> [TASK]
Only a number is wanted: how many lines in the records below contain "that"?

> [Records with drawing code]

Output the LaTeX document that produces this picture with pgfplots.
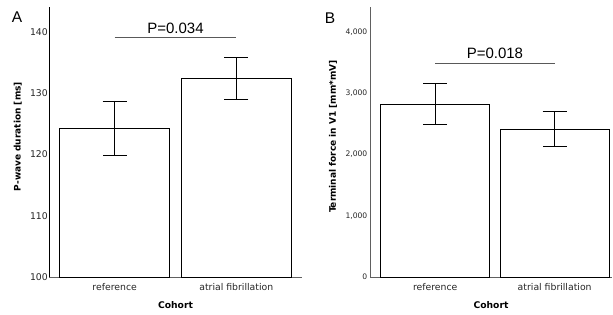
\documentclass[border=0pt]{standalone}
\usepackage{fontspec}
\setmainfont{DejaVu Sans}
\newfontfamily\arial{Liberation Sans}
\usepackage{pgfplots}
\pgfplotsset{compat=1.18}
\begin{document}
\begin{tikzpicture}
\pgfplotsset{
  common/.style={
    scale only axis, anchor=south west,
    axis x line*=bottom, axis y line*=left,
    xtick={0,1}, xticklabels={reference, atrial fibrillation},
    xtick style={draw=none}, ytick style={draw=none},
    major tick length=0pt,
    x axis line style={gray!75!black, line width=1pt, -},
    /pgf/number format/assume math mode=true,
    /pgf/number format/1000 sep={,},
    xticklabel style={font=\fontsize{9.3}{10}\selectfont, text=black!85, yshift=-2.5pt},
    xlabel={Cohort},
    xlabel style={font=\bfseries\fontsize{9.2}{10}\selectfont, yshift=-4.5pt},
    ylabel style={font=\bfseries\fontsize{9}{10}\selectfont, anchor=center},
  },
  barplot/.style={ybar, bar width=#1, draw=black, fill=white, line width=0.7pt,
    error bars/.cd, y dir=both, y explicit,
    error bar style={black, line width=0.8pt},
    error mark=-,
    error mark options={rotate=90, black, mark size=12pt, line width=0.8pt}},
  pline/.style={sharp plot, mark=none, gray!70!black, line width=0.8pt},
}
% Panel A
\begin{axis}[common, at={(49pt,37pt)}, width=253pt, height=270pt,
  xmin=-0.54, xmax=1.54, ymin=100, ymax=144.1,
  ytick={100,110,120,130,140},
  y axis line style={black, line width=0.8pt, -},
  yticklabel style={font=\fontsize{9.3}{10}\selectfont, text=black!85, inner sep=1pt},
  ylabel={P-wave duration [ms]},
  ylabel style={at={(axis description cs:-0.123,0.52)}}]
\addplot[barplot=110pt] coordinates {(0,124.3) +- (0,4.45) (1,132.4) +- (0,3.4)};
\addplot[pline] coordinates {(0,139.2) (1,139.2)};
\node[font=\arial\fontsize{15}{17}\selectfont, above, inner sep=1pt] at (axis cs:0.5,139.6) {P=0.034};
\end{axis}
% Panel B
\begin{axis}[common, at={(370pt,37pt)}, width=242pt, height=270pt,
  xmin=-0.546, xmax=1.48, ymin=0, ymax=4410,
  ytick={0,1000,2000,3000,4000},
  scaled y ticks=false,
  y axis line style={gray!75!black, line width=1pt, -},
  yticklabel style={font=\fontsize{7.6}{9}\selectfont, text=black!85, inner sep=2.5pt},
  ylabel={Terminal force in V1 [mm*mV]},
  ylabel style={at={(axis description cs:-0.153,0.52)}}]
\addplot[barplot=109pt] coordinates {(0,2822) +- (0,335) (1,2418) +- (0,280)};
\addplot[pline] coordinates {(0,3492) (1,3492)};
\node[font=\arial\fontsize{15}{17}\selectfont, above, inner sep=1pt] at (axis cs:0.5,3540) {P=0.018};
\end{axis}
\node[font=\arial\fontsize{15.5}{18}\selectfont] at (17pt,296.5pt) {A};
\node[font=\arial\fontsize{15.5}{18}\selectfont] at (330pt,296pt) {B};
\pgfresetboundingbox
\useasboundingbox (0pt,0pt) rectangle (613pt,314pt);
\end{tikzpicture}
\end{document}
...
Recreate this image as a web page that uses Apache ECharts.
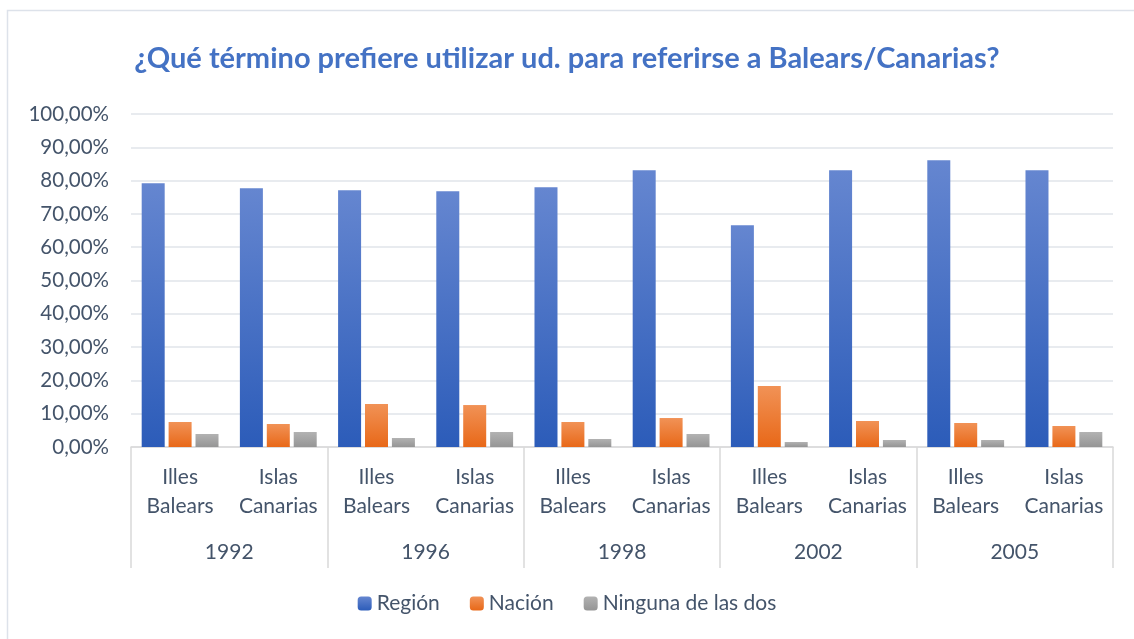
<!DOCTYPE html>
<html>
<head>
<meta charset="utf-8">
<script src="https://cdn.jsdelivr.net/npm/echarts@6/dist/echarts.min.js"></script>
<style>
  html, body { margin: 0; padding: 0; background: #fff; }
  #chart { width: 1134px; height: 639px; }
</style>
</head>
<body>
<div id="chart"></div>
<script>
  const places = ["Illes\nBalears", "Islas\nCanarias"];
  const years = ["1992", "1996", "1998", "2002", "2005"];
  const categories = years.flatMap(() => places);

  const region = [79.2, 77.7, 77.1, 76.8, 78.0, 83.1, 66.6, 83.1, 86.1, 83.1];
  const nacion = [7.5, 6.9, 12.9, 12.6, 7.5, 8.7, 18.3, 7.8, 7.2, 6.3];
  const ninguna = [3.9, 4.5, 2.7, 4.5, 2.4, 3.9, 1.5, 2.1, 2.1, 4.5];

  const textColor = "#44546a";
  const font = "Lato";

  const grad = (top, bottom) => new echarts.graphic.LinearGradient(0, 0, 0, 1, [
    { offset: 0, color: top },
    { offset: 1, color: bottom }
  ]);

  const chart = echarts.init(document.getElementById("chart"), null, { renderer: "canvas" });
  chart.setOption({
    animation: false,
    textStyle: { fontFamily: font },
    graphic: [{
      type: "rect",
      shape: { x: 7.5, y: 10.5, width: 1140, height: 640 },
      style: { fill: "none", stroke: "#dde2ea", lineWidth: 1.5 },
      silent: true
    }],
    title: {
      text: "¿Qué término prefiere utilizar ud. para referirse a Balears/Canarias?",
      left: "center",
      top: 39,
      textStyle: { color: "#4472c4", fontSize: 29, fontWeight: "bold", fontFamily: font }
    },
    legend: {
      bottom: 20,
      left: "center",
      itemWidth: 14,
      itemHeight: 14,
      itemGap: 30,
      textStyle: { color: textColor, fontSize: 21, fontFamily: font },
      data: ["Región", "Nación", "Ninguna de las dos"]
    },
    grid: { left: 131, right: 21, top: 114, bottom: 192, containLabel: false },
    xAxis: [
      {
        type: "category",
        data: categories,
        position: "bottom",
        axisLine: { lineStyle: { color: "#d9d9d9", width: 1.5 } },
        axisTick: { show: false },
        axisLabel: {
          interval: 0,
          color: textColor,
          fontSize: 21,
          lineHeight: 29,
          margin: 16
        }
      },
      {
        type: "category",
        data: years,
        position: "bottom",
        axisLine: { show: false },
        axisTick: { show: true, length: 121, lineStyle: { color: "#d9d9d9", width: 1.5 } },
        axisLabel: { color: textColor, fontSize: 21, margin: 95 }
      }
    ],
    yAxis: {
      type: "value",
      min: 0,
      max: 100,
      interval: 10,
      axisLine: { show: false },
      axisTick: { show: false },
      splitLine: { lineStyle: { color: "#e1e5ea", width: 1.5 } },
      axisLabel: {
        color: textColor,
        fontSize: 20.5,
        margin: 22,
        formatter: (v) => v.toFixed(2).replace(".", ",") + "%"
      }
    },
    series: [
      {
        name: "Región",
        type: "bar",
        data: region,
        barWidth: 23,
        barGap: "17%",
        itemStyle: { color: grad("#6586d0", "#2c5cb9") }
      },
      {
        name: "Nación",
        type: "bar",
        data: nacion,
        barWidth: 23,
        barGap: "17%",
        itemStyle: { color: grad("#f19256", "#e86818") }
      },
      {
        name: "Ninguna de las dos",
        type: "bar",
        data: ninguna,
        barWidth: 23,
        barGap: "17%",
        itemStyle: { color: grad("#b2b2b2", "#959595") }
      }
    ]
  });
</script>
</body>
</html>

> [WRITTEN SOLUTION]
2